Continual Learning for Visual Search with Backward Consistent Feature Embedding
This addresses the computational cost and compatibility issues in long-term visual search for applications like image retrieval, though it appears incremental as it builds on existing continual learning methods.
The paper tackles the problem of visual search with incrementally growing gallery sets by introducing a continual learning approach that maintains backward-consistent feature embeddings, eliminating the need to re-extract features for the entire gallery set. It shows efficacy across various benchmarks under diverse setups.
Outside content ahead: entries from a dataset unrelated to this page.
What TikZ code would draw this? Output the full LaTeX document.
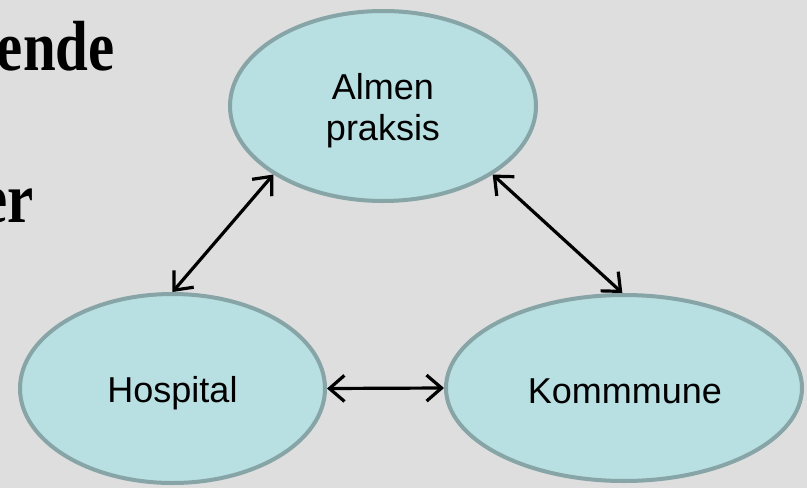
\documentclass[tikz,border=0pt]{standalone}
\usepackage{fontspec}
\setmainfont{Liberation Sans}
\newfontfamily\headfont[FakeStretch=0.83]{Liberation Serif}
\usetikzlibrary{shapes.geometric,arrows.meta}

\definecolor{slidebg}{RGB}{222,222,222}
\definecolor{ovalfill}{RGB}{184,223,226}
\definecolor{ovalline}{RGB}{135,164,166}

\tikzset{
  oval/.style={ellipse, draw=ovalline, fill=ovalfill, line width=4pt, inner sep=0pt},
  ovaltext/.style={anchor=base, inner sep=0pt, align=center,
    font=\fontsize{36}{41}\selectfont},
  headline/.style={anchor=base east, inner sep=0pt,
    font=\headfont\bfseries\fontsize{71}{80}\selectfont},
  barb/.tip={Straight Barb[length=15pt,width=26pt,line width=3.2pt]},
  link/.style={line width=3.2pt, black, barb-barb}
}

\begin{document}
\begin{tikzpicture}[x=1pt,y=-1pt]
  % slide background and fixed frame
  \fill[slidebg] (0,0) rectangle (807,488);
  \useasboundingbox (0,0) rectangle (807,488);

  % heading lines running off the left edge
  \begin{scope}
    \clip (0,0) rectangle (807,488);
    \node[headline] (h1) at (115,70) {ende};
    \node[headline] (h2) at (34,222) {er};
  \end{scope}

  % the three care sectors
  \node[oval, minimum width=306pt, minimum height=190pt] (almen) at (383,106) {};
  \node[oval, minimum width=305pt, minimum height=189pt] (hosp) at (172.5,388.5) {};
  \node[oval, minimum width=356pt, minimum height=186pt] (komm) at (624,388) {};

  % labels, placed by the baseline of their last line
  \node[ovaltext] (almen-t) at (383,140) {Almen\\praksis};
  \node[ovaltext] (hosp-t) at (172.5,402) {Hospital};
  \node[ovaltext] (komm-t) at (625,403) {Kommmune};

  % two-way links between the sectors
  \draw[link] (almen.212) -- (hosp.90);
  \draw[link] (almen.328) -- (komm.91);
  \draw[link] (hosp.east) -- (komm.west);
\end{tikzpicture}
\end{document}
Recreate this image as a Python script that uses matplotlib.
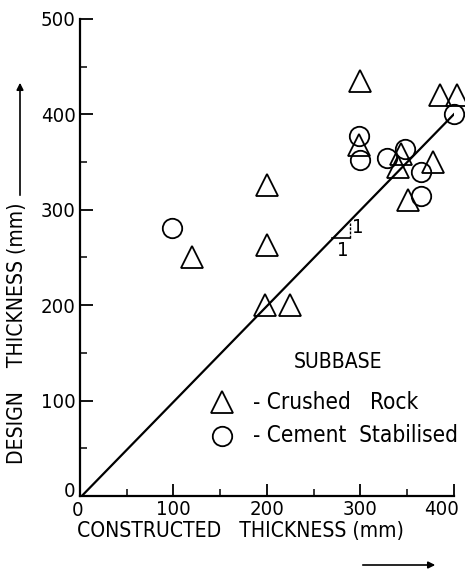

In visual search, the gallery set could be incrementally growing and added to the database in practice. However, existing methods rely on the model trained on the entire dataset, ignoring the continual updating of the model. Besides, as the model updates, the new model must re-extract features for the entire gallery set to maintain compatible feature space, imposing a high computational cost for a large gallery set. To address the issues of long-term visual search, we introduce a continual learning (CL) approach that can handle the incrementally growing gallery set with backward embedding consistency. We enforce the losses of inter-session data coherence, neighbor-session model coherence, and intra-session discrimination to conduct a continual learner. In addition to the disjoint setup, our CL solution also tackles the situation of increasingly adding new classes for the blurry boundary without assuming all categories known in the beginning and during model update. To our knowledge, this is the first CL method both tackling the issue of backward-consistent feature embedding and allowing novel classes to occur in the new sessions. Extensive experiments on various benchmarks show the efficacy of our approach under a wide range of setups.